Pennsylvania’s Governor William Scranton is the only Republican who has succeeded in convincing anyone that he really is a presidential noncandidate. Yet last week in Washington, he convinced a few more people that he surely should be in the running.
Before attending a State Department briefing on foreign affairs, Scranton appeared before a special House committee studying President Johnson’s program to eradicate poverty in the Appalachian states. Scranton was all for the idea, but he thought that some severe flaws in the Johnson program ought to be corrected.
Patches of Misery. Said Scranton to the Congressmen: “Twentythree hundred years ago, Plato described poverty as the ‘parent of meanness and viciousness,’ and he urged that society declare war on it. ‘It would be strange indeed,’ he wrote, in a state even ‘tolerably ordered,’ if the poverty-stricken were to be ‘utterly neglected’ or allowed to fall into ‘utter destitution.’ Long centuries later, our great nation still has what this year it has become fashionable to call pockets of poverty. Our society is shamed and weakened by their existence, whether they be patches of outright human misery or whether they be areas where prosperity is a fragile thing because there simply aren’t enough jobs to go around.”
So saying, Scranton detailed his objections to the bill. He argued for revisions permitting the states much greater power in planning and implementing the anti-poverty program, greater curbs on the role of federal authority, annual appropriations for funds to be made by the Congress instead of “backdoor” financing, and more specific remedies to clear up the hazards of health and economy of Appalachia’s coal regions.
When he finished, committee members nearly fell over themselves in praise. “Governor,” said Tennessee’s Democratic Congressman Clifford Davis, the chairman, “this committee has never had a finer presentation. You have given me a weekend of homework.” Pennsylvania Democrat Frank Clark said that Scranton was “the best witness we ever had.” Minnesota Democrat John Blatnik congratulated him for his “obviously very thoughtful and carefully worked out” presentation. New Jersey Republican James Auchincloss confessed that he had been “thoroughly confused about the whole program” until Scranton came along and “cut away the cobwebs.”
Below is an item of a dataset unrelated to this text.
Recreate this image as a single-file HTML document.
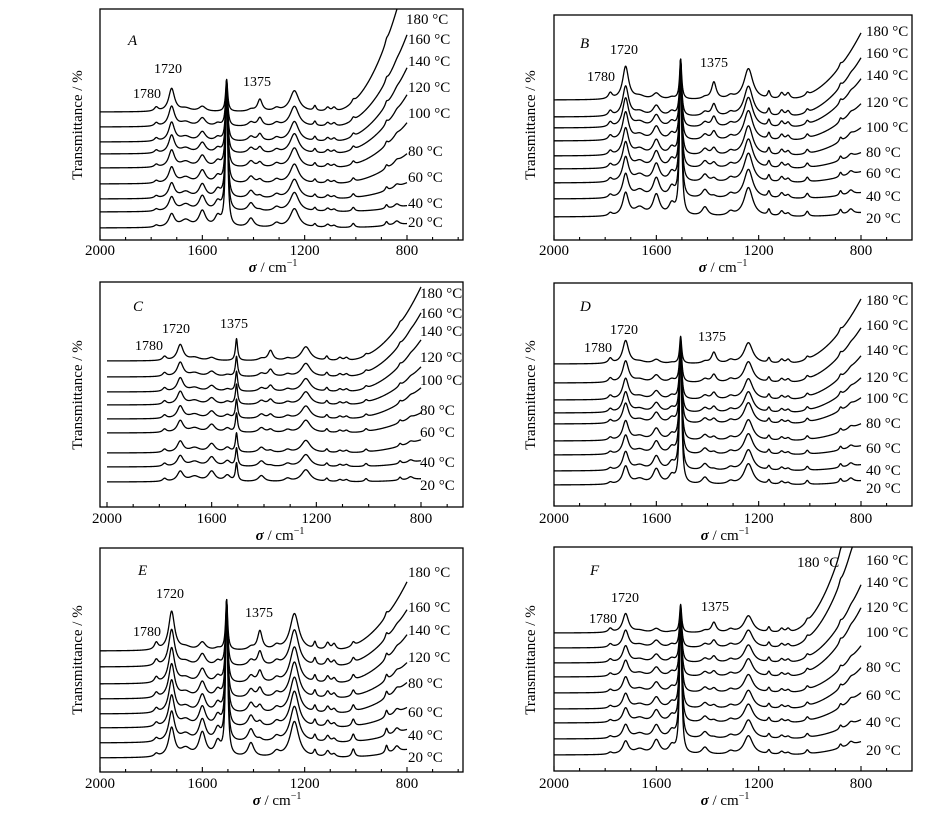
<!DOCTYPE html>
<html><head><meta charset="utf-8"><style>
html,body{margin:0;padding:0;background:#fff;}
svg{display:block;font-family:"Liberation Serif",serif;}
</style></head>
<body>
<svg id="fig" width="945" height="827" viewBox="0 0 945 827" xmlns="http://www.w3.org/2000/svg"></svg>
<script>
// shared band positions (cm-1) and half-widths
const peakCenters = [1780,1720,1665,1600,1540,1410,1375,1310,1240,1160,1110,1085,1010,880,840];
const peakWidths  = [9,14,24,16,14,14,11,14,21,6,9,9,7,6,12];
const spikeCenter = 1505;

// Panel A
const tempsA = [20,40,60,80,100,120,140,160,180];
const baseA  = [12,28,41,56,72,86,98,113,128];
const tailA  = [4,6,16,30,45,59,74,92,140];
const spikeA = [144,128,115,100,86,72,60,46,32];
const loA = [2,13,7,16,10,9,0,4,19,3,3,2,4,4,4];
const hiA = [4,23,3,5,0,2,12,3,21,5,4,4,3,3,0];
const mixA = [0,0.1,0.2,0.3,0.4,0.5,0.6,0.7,1];
// Panel B
const tempsB = [20,40,60,80,100,120,140,160,180];
const baseB  = [23,41,57,71,84,99,112,123,140];
const tailB  = [4,6,11,16,28,37,49,59,67];
const spikeB = [155,137,121,107,94,79,66,55,40];
const loB = [3,23,8,21,11,9,0,4,29,6,5,3,5,5,5];
const hiB = [6,33,3,6,2,2,17,3,31,7,6,6,3,3,0];
const mixB = [0,0.1,0.2,0.3,0.4,0.5,0.6,0.7,1];
// Panel C
const tempsC = [20,40,60,80,100,120,140,160,180];
const baseC  = [25,40,54,74,88,102,115,130,146];
const tailC  = [3,6,13,20,31,38,52,64,74];
const spikeC = [18,18,19,19,19,20,20,20,22];
const loC = [3,10,5,10,6,6,0,3,12,3,2,2,3,3,3];
const hiC = [4,16,3,3,0,2,10,2,14,4,3,3,2,2,0];
const mixC = [0,0.1,0.2,0.3,0.4,0.5,0.6,0.7,1];
// Panel D
const tempsD = [20,40,60,80,100,120,140,160,180];
const baseD  = [21,35,51,65,82,93,106,123,142];
const tailD  = [4,6,9,17,26,35,44,55,65];
const spikeD = [144,130,114,100,84,73,60,43,27];
const loD = [2,18,5,15,8,7,0,3,21,4,3,2,4,4,4];
const hiD = [5,23,2,4,1,2,11,3,21,5,4,4,3,3,0];
const mixD = [0,0.1,0.2,0.3,0.4,0.5,0.6,0.7,1];
// Panel E
const tempsE = [20,40,60,80,120,140,160,180];
const baseE  = [14,29,44,58,73,88,105,121];
const tailE  = [8,13,20,31,36,49,57,69];
const spikeE = [155,140,125,111,96,81,64,50];
const loE = [3,29,8,24,14,14,0,5,36,6,6,3,8,8,6];
const hiE = [7,39,3,8,2,3,19,4,37,7,7,6,4,4,0];
const mixE = [0,0.12,0.25,0.37,0.5,0.62,0.75,1];
// Panel F
const tempsF = [20,40,60,80,100,120,140,160,180];
const baseF  = [16,32,48,62,78,94,108,123,138];
const tailF  = [13,19,30,41,47,69,78,130,160];
const spikeF = [146,130,114,100,84,68,56,41,28];
const loF = [2,13,5,14,8,7,0,3,19,4,3,2,4,4,4];
const hiF = [4,19,2,4,1,2,10,3,17,5,4,4,3,3,0];
const mixF = [0,0.1,0.2,0.3,0.4,0.5,0.6,0.7,1];

const tickValues = [2000,1600,1200,800];
const annLabels = ["1780","1720","1375"];

const NS = "http://www.w3.org/2000/svg";
const svg = document.getElementById("fig");
function mk(tag, attrs, parent){
  const e = document.createElementNS(NS, tag);
  for (const k in attrs) e.setAttribute(k, attrs[k]);
  (parent||svg).appendChild(e);
  return e;
}

const panels = [
 {id:"a",letter:"A",L:100,R:463,T:9,B:240,x2000:100,x800:407,temps:tempsA,base:baseA,tail:tailA,spike:spikeA,lo:loA,hi:hiA,mix:mixA,
  lab:[[408,227],[408,208],[408,182],[408,156],[408,118],[408,92],[408,66],[408,44],[406,24]],
  ann:[[147,98],[168,73],[257,86]],letterPos:[128,45],tickY:255,titleY:272,ytitle:[82,125],xtitle:273},
 {id:"b",letter:"B",L:554,R:912,T:15,B:240,x2000:554,x800:861,temps:tempsB,base:baseB,tail:tailB,spike:spikeB,lo:loB,hi:hiB,mix:mixB,
  lab:[[866,223],[866,201],[866,178],[866,157],[866,132],[866,107],[866,80],[866,58],[866,36]],
  ann:[[601,81],[624,54],[714,67]],letterPos:[580,48],tickY:255,titleY:272,ytitle:[535,125],xtitle:723},
 {id:"c",letter:"C",L:100,R:463,T:282,B:507,x2000:107,x800:421,temps:tempsC,base:baseC,tail:tailC,spike:spikeC,lo:loC,hi:hiC,mix:mixC,
  lab:[[420,490],[420,467],[420,437],[420,415],[420,385],[420,362],[420,336],[420,318],[420,298]],
  ann:[[149,350],[176,333],[234,328]],letterPos:[133,311],tickY:523,titleY:540,ytitle:[82,395],xtitle:280},
 {id:"d",letter:"D",L:554,R:912,T:283,B:506,x2000:554,x800:861,temps:tempsD,base:baseD,tail:tailD,spike:spikeD,lo:loD,hi:hiD,mix:mixD,
  lab:[[866,493],[866,475],[866,453],[866,428],[866,403],[866,382],[866,355],[866,330],[866,305]],
  ann:[[598,352],[624,334],[712,341]],letterPos:[580,311],tickY:523,titleY:540,ytitle:[535,395],xtitle:725},
 {id:"e",letter:"E",L:100,R:463,T:548,B:772,x2000:100,x800:407,temps:tempsE,base:baseE,tail:tailE,spike:spikeE,lo:loE,hi:hiE,mix:mixE,
  lab:[[408,762],[408,740],[408,717],[408,688],[408,662],[408,635],[408,612],[408,577]],
  ann:[[147,636],[170,598],[259,617]],letterPos:[138,575],tickY:788,titleY:805,ytitle:[82,660],xtitle:277},
 {id:"f",letter:"F",L:554,R:912,T:547,B:771,x2000:554,x800:861,temps:tempsF,base:baseF,tail:tailF,spike:spikeF,lo:loF,hi:hiF,mix:mixF,
  lab:[[866,755],[866,727],[866,700],[866,672],[866,637],[866,612],[866,587],[866,565],[797,567]],
  ann:[[603,623],[625,602],[715,611]],letterPos:[590,575],tickY:788,titleY:805,ytitle:[535,660],xtitle:725}
];

panels.forEach(p => {
  const g = mk("g", {});
  
  
  const k = (p.x800 - p.x2000) / 1200;
  const xs = s => p.x2000 + (2000 - s) * k;
  const ys = v => p.B - v;
  const cp = mk("clipPath", {id:"clip-"+p.id}, g);
  mk("rect", {x:p.L, y:p.T, width:p.R-p.L, height:p.B-p.T}, cp);
  const fr = mk("rect", {x:p.L, y:p.T, width:p.R-p.L, height:p.B-p.T, fill:"none", stroke:"#000", "stroke-width":1.3}, g);
  
  
  for (let s = 2000; s >= 600; s -= 100) {
    const x = xs(s);
    if (x > p.R - 1 || x < p.L) continue;
    const major = tickValues.indexOf(s) >= 0;
    const t = mk("line", {x1:x, x2:x, y1:p.B, y2:p.B - (major ? 5 : 3), stroke:"#000", "stroke-width":1.1}, g);
    
    
  }
  tickValues.forEach(v => {
    const t = mk("text", {x:xs(v), y:p.tickY, "font-size":15, "text-anchor":"middle"}, g);
    t.textContent = v;
    
    
  });
  const xt = mk("text", {x:p.xtitle, y:p.titleY, "font-size":15, "text-anchor":"middle"}, g);
  xt.innerHTML = '<tspan font-style="italic" font-weight="bold">σ</tspan> / cm<tspan dy="-6" font-size="10">−1</tspan>';
  
  
  const yt = mk("text", {x:p.ytitle[0], y:p.ytitle[1], "font-size":15, "text-anchor":"middle", transform:`rotate(-90 ${p.ytitle[0]} ${p.ytitle[1]})`}, g);
  yt.textContent = "Transmittance / %";
  
  
  const lt = mk("text", {x:p.letterPos[0], y:p.letterPos[1], "font-size":15, "font-style":"italic"}, g);
  lt.textContent = p.letter;
  
  
  annLabels.forEach((a, i) => {
    const t = mk("text", {x:p.ann[i][0], y:p.ann[i][1], "font-size":14, "text-anchor":"middle"}, g);
    t.textContent = a;
    
    
  });
  const cg = mk("g", {"clip-path":"url(#clip-"+p.id+")"}, g);
  p.temps.forEach((temp, j) => {
    const m = p.mix[j];
    const amps = peakCenters.map((c, i) => p.lo[i] + (p.hi[i] - p.lo[i]) * m);
    let d = "";
    for (let s = 2000; s >= 800; s -= 1) {
      let v = p.base[j];
      for (let i = 0; i < peakCenters.length; i++) {
        const u = (s - peakCenters[i]) / peakWidths[i];
        v += amps[i] / (1 + u * u);
      }
      const us = (s - spikeCenter) / 5;
      v += p.spike[j] / (1 + us * us);
      if (s < 1100) v += p.tail[j] * Math.pow((1100 - s) / 300, 2.2);
      d += (s === 2000 ? "M" : "L") + xs(s).toFixed(2) + " " + ys(v).toFixed(2);
    }
    const path = mk("path", {d:d, fill:"none", stroke:"#000", "stroke-width":1.3, "stroke-linejoin":"round"}, cg);
    
    
    const lab = mk("text", {x:p.lab[j][0], y:p.lab[j][1], "font-size":15}, g);
    lab.textContent = temp + " °C";
    
    
  });
});
</script>
</body></html>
Praise & Hope. Illinois Democrat John Kluczynski was carried away too, and in heaping his thanks onto the pile, took note of Scranton’s presidential situation. “I know you’re doing a marvelous job as Governor of the Commonwealth of Pennsylvania,” Kluczynski gushed, praising with a faint damn, “and I hope you continue to do so for the rest of your term.”
Through the laughter, Bill Scranton —whose term as Governor expires in 1967—replied: “That’s my hope also.”